Prior to 2016 they had funded a Solo 401k, but they wanted to increase their annual contributions so the solution was to setup a combination 401k and profit sharing plan with a fully insured defined benefit plan. They were able to make a 2016 contribution of $192,313.
Here is the math for Bill - ($3,478 profit sharing plan) + ($0 into the 401k because he already maxed it out with another employer) + $80,687 for the annuity in the defined benefit plan.
Here is the math for Jennifer – ($3,478 for the profit sharing plan) + ($24,000 for the 401k) + $80,688 for the annuity in the defined benefit plan.
Bill and Jennifer liked this solution because it satisfied several goals:
- They were able to aggressively save for retirement with a 2016 contribution of $192,313.
- They were able to get a $192,313 tax deduction.
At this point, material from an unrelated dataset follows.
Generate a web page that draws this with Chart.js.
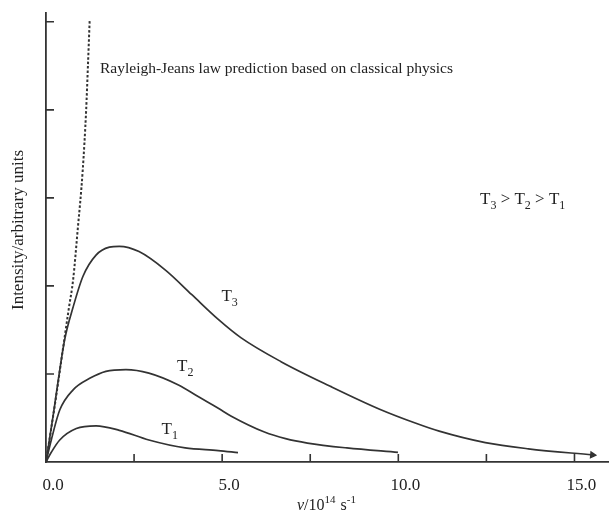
<!DOCTYPE html>
<html>
<head>
<meta charset="utf-8">
<script src="https://cdn.jsdelivr.net/npm/chart.js@4"></script>
<style>
  html,body{margin:0;padding:0;background:#fff;}
  #wrap{width:614px;height:520px;position:relative;}
</style>
</head>
<body>
<div id="wrap"><canvas id="c" width="614" height="520"></canvas></div>
<script>
// values (x in 10^14 s^-1, y in arbitrary units)
const rjX = [0, 0.27, 0.49, 0.65, 0.77, 0.9, 1.04, 1.14, 1.19, 1.24];
const rjY = [0, 0.7, 1.31, 1.75, 2.07, 2.64, 3.3, 4.0, 4.5, 5.02];

const t3X = [0, 0.2, 0.53, 0.77, 1.05, 1.42, 1.8, 2.08, 2.64, 3.39, 4.14, 4.89, 5.54, 6.67, 8.07, 9.47, 10.5, 11.16, 12.47, 13.69, 15.51];
const t3Y = [0, 0.52, 1.39, 1.76, 2.11, 2.35, 2.44, 2.45, 2.39, 2.18, 1.9, 1.62, 1.41, 1.14, 0.86, 0.6, 0.44, 0.35, 0.22, 0.15, 0.08];

const t2X = [0, 0.15, 0.39, 0.77, 1.24, 1.7, 2.27, 2.92, 3.76, 4.33, 4.89, 5.26, 6.2, 6.8, 7.42, 8.54, 9.99];
const t2Y = [0, 0.25, 0.59, 0.82, 0.95, 1.03, 1.05, 1.01, 0.875, 0.74, 0.61, 0.52, 0.34, 0.265, 0.215, 0.16, 0.11];

const t1X = [0, 0.15, 0.39, 0.86, 1.42, 2.08, 2.92, 3.95, 4.89, 5.45];
const t1Y = [0, 0.11, 0.25, 0.38, 0.41, 0.36, 0.25, 0.16, 0.13, 0.106];

const xTicks = [0, 2.5, 5, 7.5, 10, 12.5, 15];
const xTickLabels = ['0.0', '', '5.0', '', '10.0', '', '15.0'];
const yTicks = [1, 2, 3, 4, 5];

const INK = '#333';
const TXT = '#222';
const SERIF = '"Liberation Serif", "DejaVu Serif", serif';

function pts(xs, ys){ return xs.map((x,i)=>({x:x, y:ys[i]})); }

// T with subscript
function drawT(ctx, x, y, n, size){
  ctx.font = size + 'px ' + SERIF;
  ctx.fillText('T', x, y);
  const w = ctx.measureText('T').width;
  ctx.font = Math.round(size*0.72) + 'px ' + SERIF;
  ctx.fillText(String(n), x + w, y + size*0.28);
  return w + ctx.measureText(String(n)).width;
}

const decor = {
  id: 'decor',
  afterDraw(chart){
    const ctx = chart.ctx, xs = chart.scales.x, ys = chart.scales.y;
    const x0 = xs.getPixelForValue(0), y0 = ys.getPixelForValue(0);
    ctx.save();
    ctx.strokeStyle = INK; ctx.lineWidth = 1.6;
    // inner tick marks
    ctx.beginPath();
    xTicks.forEach(v=>{ if(v===0) return; const p = xs.getPixelForValue(v); ctx.moveTo(p, y0); ctx.lineTo(p, y0-8); });
    yTicks.forEach(v=>{ const p = ys.getPixelForValue(v); ctx.moveTo(x0, p); ctx.lineTo(x0+8, p); });
    ctx.stroke();

    ctx.fillStyle = TXT;
    ctx.textBaseline = 'alphabetic';
    ctx.textAlign = 'left';
    // annotation
    ctx.font = '15.5px ' + SERIF;
    ctx.fillText('Rayleigh-Jeans law prediction based on classical physics', 100, 73);

    // curve labels
    drawT(ctx, xs.getPixelForValue(4.98), ys.getPixelForValue(1.83), 3, 17);
    drawT(ctx, xs.getPixelForValue(3.72), ys.getPixelForValue(1.03), 2, 17);
    drawT(ctx, xs.getPixelForValue(3.28), ys.getPixelForValue(0.32), 1, 17);

    // T3 > T2 > T1
    let cx = 480, cy = 204;
    cx += drawT(ctx, cx, cy, 3, 17);
    ctx.font = '17px ' + SERIF; ctx.fillText(' > ', cx, cy); cx += ctx.measureText(' > ').width;
    cx += drawT(ctx, cx, cy, 2, 17);
    ctx.font = '17px ' + SERIF; ctx.fillText(' > ', cx, cy); cx += ctx.measureText(' > ').width;
    drawT(ctx, cx, cy, 1, 17);

    // x axis title: ν/10^14 s^-1
    let tx = 297, ty = 510;
    ctx.font = 'italic 16px ' + SERIF; ctx.fillText('ν', tx, ty); tx += ctx.measureText('ν').width;
    ctx.font = '16px ' + SERIF; ctx.fillText('/10', tx, ty); tx += ctx.measureText('/10').width;
    ctx.font = '11px ' + SERIF; ctx.fillText('14', tx, ty-7); tx += ctx.measureText('14').width + 5;
    ctx.font = '16px ' + SERIF; ctx.fillText('s', tx, ty); tx += ctx.measureText('s').width;
    ctx.font = '11px ' + SERIF; ctx.fillText('-1', tx, ty-7);

    // y axis title
    ctx.translate(23, 230);
    ctx.rotate(-Math.PI/2);
    ctx.textAlign = 'center';
    ctx.font = '17px ' + SERIF;
    ctx.fillText('Intensity/arbitrary units', 0, 0);
    ctx.restore();
  }
};

const lastT3 = t3X.length - 1;

new Chart(document.getElementById('c'), {
  type: 'scatter',
  data: {
    datasets: [
      { label:'Rayleigh-Jeans', data: pts(rjX, rjY), showLine:true, borderColor:INK, borderWidth:2, borderDash:[2.5,2], pointRadius:0, cubicInterpolationMode:'monotone' },
      { label:'T3', data: pts(t3X, t3Y), showLine:true, borderColor:INK, backgroundColor:INK, borderWidth:1.7, cubicInterpolationMode:'monotone',
        pointStyle:'triangle', pointRotation:95, pointRadius: c => c.dataIndex===lastT3 ? 3 : 0 },
      { label:'T2', data: pts(t2X, t2Y), showLine:true, borderColor:INK, borderWidth:1.7, pointRadius:0, cubicInterpolationMode:'monotone' },
      { label:'T1', data: pts(t1X, t1Y), showLine:true, borderColor:INK, borderWidth:1.7, pointRadius:0, cubicInterpolationMode:'monotone' }
    ]
  },
  options: {
    responsive:false,
    animation:false,
    events:[],
    layout:{ padding:{ top:13, right:0, left:0, bottom:0 } },
    plugins:{ legend:{display:false}, tooltip:{enabled:false} },
    scales:{
      x:{
        type:'linear', min:0, max:15.96,
        afterFit: s => { s.height = 58; },
        afterBuildTicks: s => { s.ticks = xTicks.map(v=>({value:v})); },
        grid:{ display:false, drawTicks:false },
        border:{ display:true, color:INK, width:1.8 },
        ticks:{ color:TXT, padding:13, labelOffset:7, maxRotation:0, autoSkip:false,
          font:{ family:'"Liberation Serif", serif', size:17 },
          callback: (v, i) => xTickLabels[i] }
      },
      y:{
        type:'linear', min:0, max:5.1,
        afterFit: s => { s.width = 46; },
        grid:{ display:false, drawTicks:false },
        border:{ display:true, color:INK, width:1.8 },
        ticks:{ display:false }
      }
    }
  },
  plugins:[decor]
});
</script>
</body>
</html>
Based on a 33% marginal tax bracket this saved them $63,463 in federal taxes.
- Based on annual contributions to the defined benefit plan of $80,687 for Bill and $80,688 for Jennifer, the minimum guaranteed value combined in their annuities at retirement age 62 on November 1st, 2024 is $1,478,048.
- In addition they will have the value of their 401k and profit sharing plan. In 2016 $30,956 can be made into the 401k and profit sharing plan. Annual contribution limits in the 401k and profit sharing plan can potentially increase with future IRS increases to the contribution limits. The value of the 401k and profit sharing plan at retirement would be determined based on market performance. These values are not guaranteed. The 401k and profit sharing would supplement the $1,478,048 guaranteed minimum in their annuities in the defined benefit plan at retirement at age 62.